Requirement: Type again, exactly, the lines below from the start through the line that includes "0.85, 0.8, 1.5, 1.7, 0.95, 0.6, 0.5, 0.8, 0.85, 0.75]".

• • •

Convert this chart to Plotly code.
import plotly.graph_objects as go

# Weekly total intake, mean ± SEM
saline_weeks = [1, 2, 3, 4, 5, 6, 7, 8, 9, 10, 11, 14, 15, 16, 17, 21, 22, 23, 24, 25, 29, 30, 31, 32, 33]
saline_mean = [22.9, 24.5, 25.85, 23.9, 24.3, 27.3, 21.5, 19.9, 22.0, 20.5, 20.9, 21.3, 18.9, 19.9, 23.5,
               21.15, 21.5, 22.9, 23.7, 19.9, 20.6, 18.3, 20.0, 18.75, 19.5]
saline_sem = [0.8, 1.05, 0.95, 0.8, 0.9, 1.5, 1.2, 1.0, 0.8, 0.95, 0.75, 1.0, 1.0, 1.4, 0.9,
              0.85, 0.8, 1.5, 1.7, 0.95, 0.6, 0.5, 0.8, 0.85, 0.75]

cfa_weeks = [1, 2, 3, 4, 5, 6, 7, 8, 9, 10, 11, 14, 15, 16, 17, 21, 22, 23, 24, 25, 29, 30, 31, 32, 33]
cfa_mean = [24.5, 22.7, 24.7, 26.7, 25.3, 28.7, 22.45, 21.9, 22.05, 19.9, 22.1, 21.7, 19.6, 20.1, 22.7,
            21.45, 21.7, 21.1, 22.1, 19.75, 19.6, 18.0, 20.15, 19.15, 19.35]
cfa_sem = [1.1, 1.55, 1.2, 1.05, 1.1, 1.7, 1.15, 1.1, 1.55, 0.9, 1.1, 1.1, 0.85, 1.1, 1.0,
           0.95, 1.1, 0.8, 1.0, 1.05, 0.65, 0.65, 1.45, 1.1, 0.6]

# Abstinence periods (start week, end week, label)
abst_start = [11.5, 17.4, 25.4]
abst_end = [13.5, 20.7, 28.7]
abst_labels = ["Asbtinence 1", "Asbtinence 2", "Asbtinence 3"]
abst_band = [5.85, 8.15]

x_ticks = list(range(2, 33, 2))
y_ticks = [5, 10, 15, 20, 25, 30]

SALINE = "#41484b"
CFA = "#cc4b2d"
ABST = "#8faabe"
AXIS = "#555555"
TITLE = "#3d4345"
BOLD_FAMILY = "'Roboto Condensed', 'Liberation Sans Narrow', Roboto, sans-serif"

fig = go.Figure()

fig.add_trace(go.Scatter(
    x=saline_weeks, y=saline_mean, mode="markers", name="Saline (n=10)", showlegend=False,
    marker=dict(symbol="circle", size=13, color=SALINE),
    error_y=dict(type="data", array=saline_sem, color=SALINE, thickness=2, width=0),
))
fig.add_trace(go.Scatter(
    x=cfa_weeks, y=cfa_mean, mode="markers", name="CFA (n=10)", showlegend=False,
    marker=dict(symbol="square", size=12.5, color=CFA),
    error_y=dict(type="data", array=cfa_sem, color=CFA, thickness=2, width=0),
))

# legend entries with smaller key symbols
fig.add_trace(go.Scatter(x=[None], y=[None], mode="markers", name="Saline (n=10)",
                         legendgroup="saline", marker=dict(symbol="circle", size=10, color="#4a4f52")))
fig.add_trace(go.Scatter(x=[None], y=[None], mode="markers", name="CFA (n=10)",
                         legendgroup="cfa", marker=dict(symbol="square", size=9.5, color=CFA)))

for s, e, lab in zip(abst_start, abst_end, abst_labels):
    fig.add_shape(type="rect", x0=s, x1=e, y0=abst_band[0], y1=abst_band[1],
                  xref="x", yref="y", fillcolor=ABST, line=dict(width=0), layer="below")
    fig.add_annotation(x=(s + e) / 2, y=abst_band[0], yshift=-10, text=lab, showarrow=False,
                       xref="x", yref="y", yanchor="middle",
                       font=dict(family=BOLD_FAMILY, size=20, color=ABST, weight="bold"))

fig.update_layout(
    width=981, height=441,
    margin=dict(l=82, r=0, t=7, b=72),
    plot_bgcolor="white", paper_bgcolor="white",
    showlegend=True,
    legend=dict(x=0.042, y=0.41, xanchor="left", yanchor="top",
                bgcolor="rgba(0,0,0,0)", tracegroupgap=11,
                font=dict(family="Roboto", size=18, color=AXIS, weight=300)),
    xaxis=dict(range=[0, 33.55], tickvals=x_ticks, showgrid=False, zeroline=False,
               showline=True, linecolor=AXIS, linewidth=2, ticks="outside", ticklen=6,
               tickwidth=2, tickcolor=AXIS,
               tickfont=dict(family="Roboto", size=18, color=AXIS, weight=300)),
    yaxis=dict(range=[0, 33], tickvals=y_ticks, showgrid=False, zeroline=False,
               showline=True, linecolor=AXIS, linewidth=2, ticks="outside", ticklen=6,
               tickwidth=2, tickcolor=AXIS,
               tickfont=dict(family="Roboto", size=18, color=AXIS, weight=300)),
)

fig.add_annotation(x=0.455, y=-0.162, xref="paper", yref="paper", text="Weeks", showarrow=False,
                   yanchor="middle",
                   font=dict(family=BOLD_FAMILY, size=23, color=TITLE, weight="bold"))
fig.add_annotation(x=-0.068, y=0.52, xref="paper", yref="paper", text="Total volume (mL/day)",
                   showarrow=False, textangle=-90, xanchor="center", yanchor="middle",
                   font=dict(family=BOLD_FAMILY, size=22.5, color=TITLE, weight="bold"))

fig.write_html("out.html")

• • •

Correct result:
Convert this chart to Plotly code.
import plotly.graph_objects as go

# Weekly total intake, mean ± SEM
saline_weeks = [1, 2, 3, 4, 5, 6, 7, 8, 9, 10, 11, 14, 15, 16, 17, 21, 22, 23, 24, 25, 29, 30, 31, 32, 33]
saline_mean = [22.9, 24.5, 25.85, 23.9, 24.3, 27.3, 21.5, 19.9, 22.0, 20.5, 20.9, 21.3, 18.9, 19.9, 23.5,
               21.15, 21.5, 22.9, 23.7, 19.9, 20.6, 18.3, 20.0, 18.75, 19.5]
saline_sem = [0.8, 1.05, 0.95, 0.8, 0.9, 1.5, 1.2, 1.0, 0.8, 0.95, 0.75, 1.0, 1.0, 1.4, 0.9,
              0.85, 0.8, 1.5, 1.7, 0.95, 0.6, 0.5, 0.8, 0.85, 0.75]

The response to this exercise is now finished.